Challenge: The line holding "import plotly.graph_objects as go" is the last one to output; start at the first line of the data, keep every line in between exactly, and leave out pictures.

[Code that draws figures]
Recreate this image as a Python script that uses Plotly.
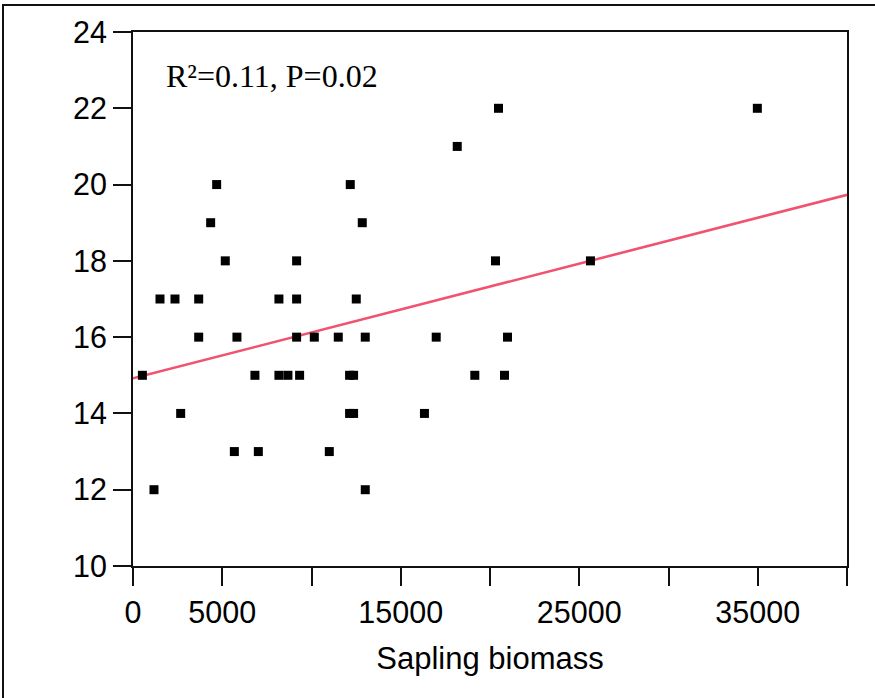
import plotly.graph_objects as go

# Data
sapling_biomass = [526, 1176, 1512, 2352, 2671, 3680, 3680, 4350, 4687, 5170,
                   5678, 5823, 6831, 7022, 8175, 8175, 8679, 9166, 9166, 9166,
                   9334, 10157, 10997, 11500, 12134, 12358, 12134, 12358, 12172, 12508,
                   12844, 13012, 13012, 16327, 16987, 18164, 19149, 20308, 20476, 20812,
                   20980, 25627, 34977]
response = [15, 12, 17, 17, 14, 17, 16, 19, 20, 18,
            13, 16, 15, 13, 17, 15, 15, 18, 17, 16,
            15, 16, 13, 16, 15, 15, 14, 14, 20, 17,
            19, 16, 12, 14, 16, 21, 15, 18, 22, 15,
            16, 18, 22]

fit_x = [0, 40000]
fit_intercept = 14.92
fit_slope = 1.2025e-4
fit_y = [fit_intercept + fit_slope * v for v in fit_x]

x_tickvals = [0, 5000, 10000, 15000, 20000, 25000, 30000, 35000, 40000]
x_ticktext = ["0", "5000", "", "15000", "", "25000", "", "35000", ""]
y_tickvals = [10, 12, 14, 16, 18, 20, 22, 24]

annotation_text = "R²=0.11, P=0.02"
x_title = "Sapling biomass"

fig = go.Figure()
fig.add_trace(go.Scatter(x=fit_x, y=fit_y, mode="lines",
                         line=dict(color="#F0536F", width=2.6),
                         showlegend=False, hoverinfo="skip"))
fig.add_trace(go.Scatter(x=sapling_biomass, y=response, mode="markers",
                         marker=dict(symbol="square", size=9, color="black",
                                     line=dict(width=0)),
                         showlegend=False))

L, R, T, B = 133, 28, 32, 132
W, H = 875, 698
pw, ph = W - L - R, H - T - B

def px_to_paper_x(px):
    return (px - L) / pw

def px_to_paper_y(py):
    return (H - B - py) / ph

axis_font = dict(family="Liberation Sans, Arial", size=30.5, color="black")

fig.update_layout(
    width=W, height=H,
    margin=dict(l=L, r=R, t=T, b=B),
    paper_bgcolor="white", plot_bgcolor="white",
    xaxis=dict(range=[0, 40000], tickvals=x_tickvals, ticktext=x_ticktext,
               ticks="outside", ticklen=18, tickwidth=2, tickcolor="#111",
               showline=True, linewidth=2, linecolor="#111", mirror=True,
               showgrid=False, zeroline=False, tickfont=axis_font,
               title=dict(text=x_title, font=dict(family="Liberation Sans, Arial", size=31, color="black"),
                          standoff=20)),
    yaxis=dict(range=[10, 24], tickvals=y_tickvals,
               ticks="outside", ticklen=18, tickwidth=2, tickcolor="#111",
               showline=True, linewidth=2, linecolor="#111", mirror=True,
               showgrid=False, zeroline=False, tickfont=axis_font),
    annotations=[dict(text=annotation_text, xref="paper", yref="paper",
                      x=px_to_paper_x(164), y=px_to_paper_y(76),
                      xanchor="left", yanchor="middle", showarrow=False,
                      font=dict(family="Liberation Serif, Times New Roman", size=32, color="black"))],
    shapes=[dict(type="rect", xref="paper", yref="paper",
                 x0=px_to_paper_x(3), x1=px_to_paper_x(900),
                 y0=px_to_paper_y(720), y1=px_to_paper_y(5),
                 line=dict(color="#111", width=2), fillcolor="rgba(0,0,0,0)",
                 layer="above")],
)

fig.write_html("out.html")
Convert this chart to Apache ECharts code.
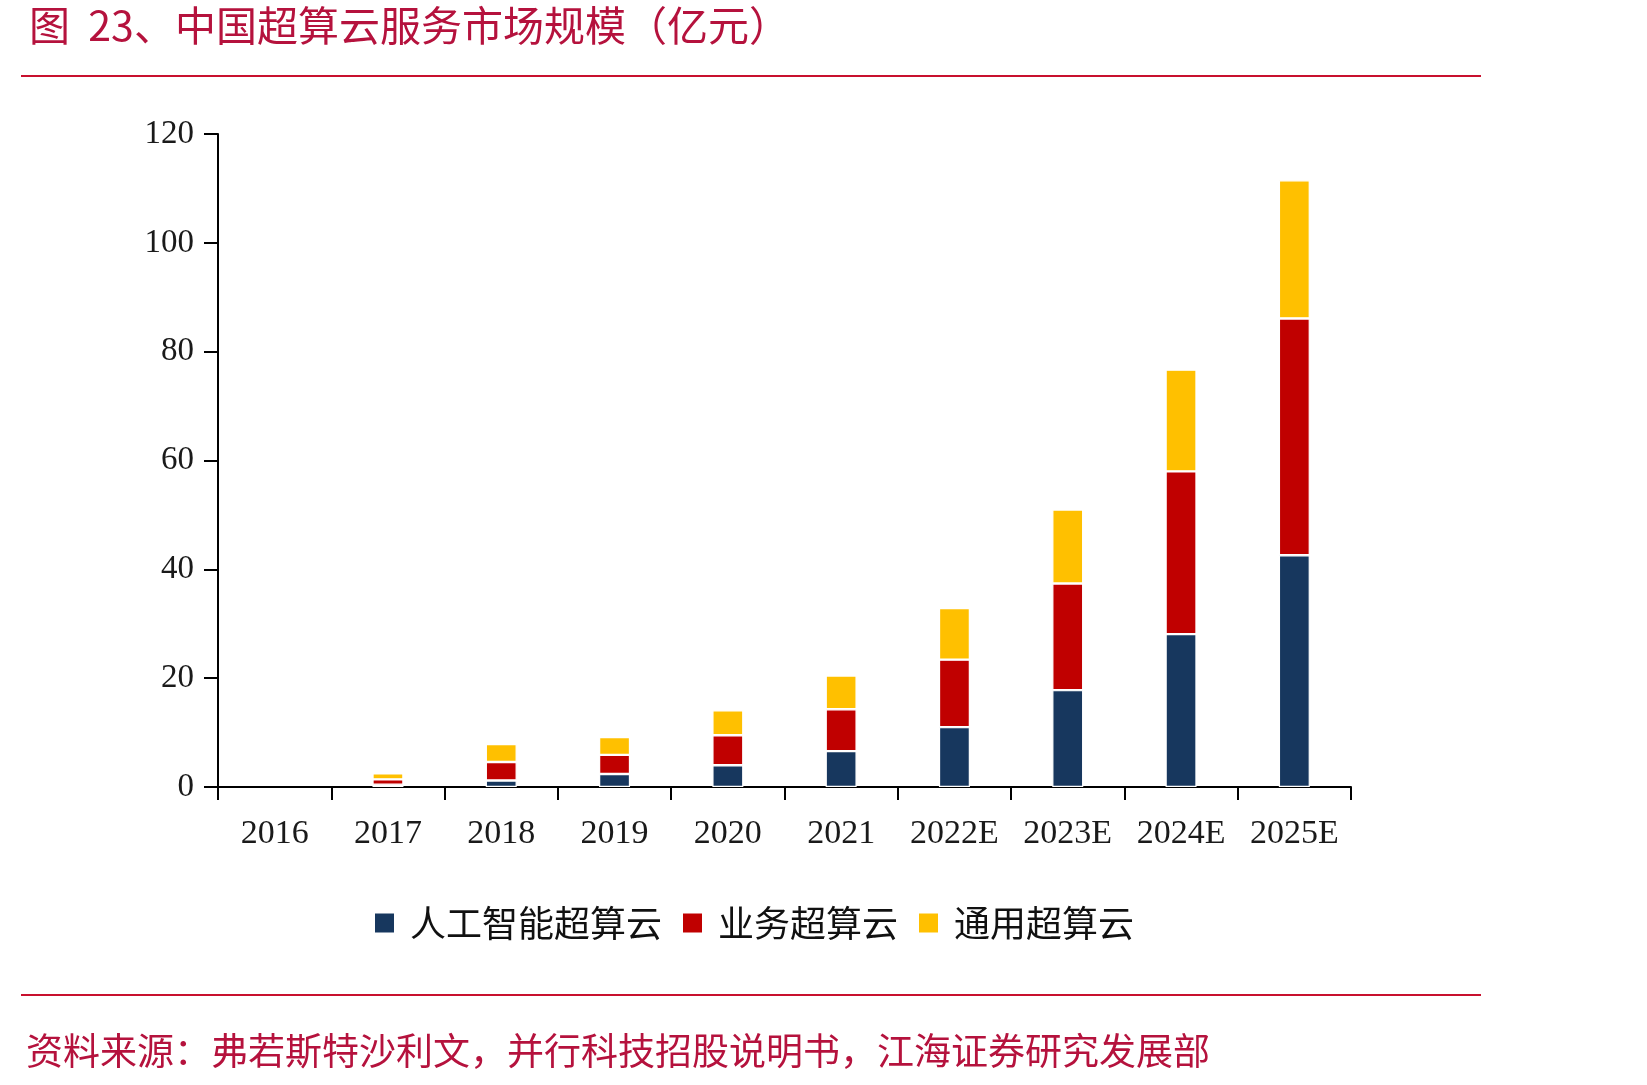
<!DOCTYPE html>
<html>
<head>
<meta charset="utf-8">
<script src="https://cdn.jsdelivr.net/npm/echarts@6/dist/echarts.min.js"></script>
<style>
html, body { margin: 0; padding: 0; background: #fff; }
#main { width: 1647px; height: 1085px; }
</style>
</head>
<body>
<div id="main"></div>
<script>
var years = ['2016', '2017', '2018', '2019', '2020', '2021', '2022E', '2023E', '2024E', '2025E'];
// 人工智能超算云
var aiCloud = [0, 0.4, 1.2, 2.4, 4.0, 6.6, 11.0, 17.8, 28.1, 42.6];
// 业务超算云
var bizCloud = [0, 1.0, 3.4, 3.5, 5.5, 7.7, 12.4, 19.6, 29.9, 43.5];
// 通用超算云
var genCloud = [0, 1.1, 3.3, 3.3, 4.6, 6.2, 9.5, 13.6, 18.7, 25.4];
var seriesNames = ['人工智能超算云', '业务超算云', '通用超算云'];
var seriesColors = ['#17375E', '#C00000', '#FFC000'];

var cjk = "'Noto Sans CJK SC', sans-serif";
var serif = "'Liberation Serif', 'DejaVu Serif', serif";
var redText = '#B5123D';
var redLine = '#C8102E';

var chart = echarts.init(document.getElementById('main'));

function makeSeries(i, data) {
    return {
        name: seriesNames[i],
        type: 'bar',
        stack: 'total',
        barWidth: 31,
        // 0 值不画（避免白色边框残影）
        data: data.map(function (v) { return v === 0 ? '-' : v; }),
        itemStyle: {
            color: seriesColors[i],
            borderColor: '#fff',
            borderWidth: 1.2
        }
    };
}

chart.setOption({
    animation: false,
    backgroundColor: '#fff',
    title: {
        text: '图  23、中国超算云服务市场规模（亿元）',
        left: 24,
        top: 0,
        textStyle: {
            color: redText,
            fontFamily: cjk,
            fontWeight: 'normal',
            fontSize: 41
        }
    },
    graphic: [
        {
            type: 'line',
            shape: { x1: 21, y1: 76, x2: 1481, y2: 76 },
            style: { stroke: redLine, lineWidth: 2 }
        },
        {
            type: 'line',
            shape: { x1: 21, y1: 995, x2: 1481, y2: 995 },
            style: { stroke: redLine, lineWidth: 2 }
        },
        {
            type: 'text',
            left: 26,
            top: 1032,
            style: {
                text: '资料来源：弗若斯特沙利文，并行科技招股说明书，江海证券研究发展部',
                fill: redText,
                font: '37px ' + cjk
            }
        }
    ],
    legend: {
        left: 368,
        top: 900,
        itemWidth: 21,
        itemHeight: 21,
        itemGap: 19,
        icon: 'rect',
        data: seriesNames,
        textStyle: {
            color: '#111',
            fontFamily: cjk,
            fontSize: 36,
            padding: [0, 0, 0, 10]
        }
    },
    grid: {
        left: 218,
        right: 296,
        top: 134,
        bottom: 298
    },
    xAxis: {
        type: 'category',
        data: years,
        boundaryGap: true,
        axisLine: { lineStyle: { color: '#000', width: 2 } },
        axisTick: { show: true, interval: 0, length: 13, lineStyle: { color: '#000', width: 2 } },
        axisLabel: {
            interval: 0,
            color: '#1a1a1a',
            fontFamily: serif,
            fontSize: 34,
            margin: 30
        }
    },
    yAxis: {
        type: 'value',
        min: 0,
        max: 120,
        interval: 20,
        axisLine: { show: true, lineStyle: { color: '#000', width: 2 } },
        axisTick: { show: true, length: 14, lineStyle: { color: '#000', width: 2 } },
        splitLine: { show: false },
        axisLabel: {
            color: '#1a1a1a',
            fontFamily: serif,
            fontSize: 33,
            margin: 24
        }
    },
    series: [
        makeSeries(0, aiCloud),
        makeSeries(1, bizCloud),
        makeSeries(2, genCloud)
    ]
});
</script>
</body>
</html>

Response to the exercise:
Recreate this image as a Python script that uses Plotly.
import plotly.graph_objects as go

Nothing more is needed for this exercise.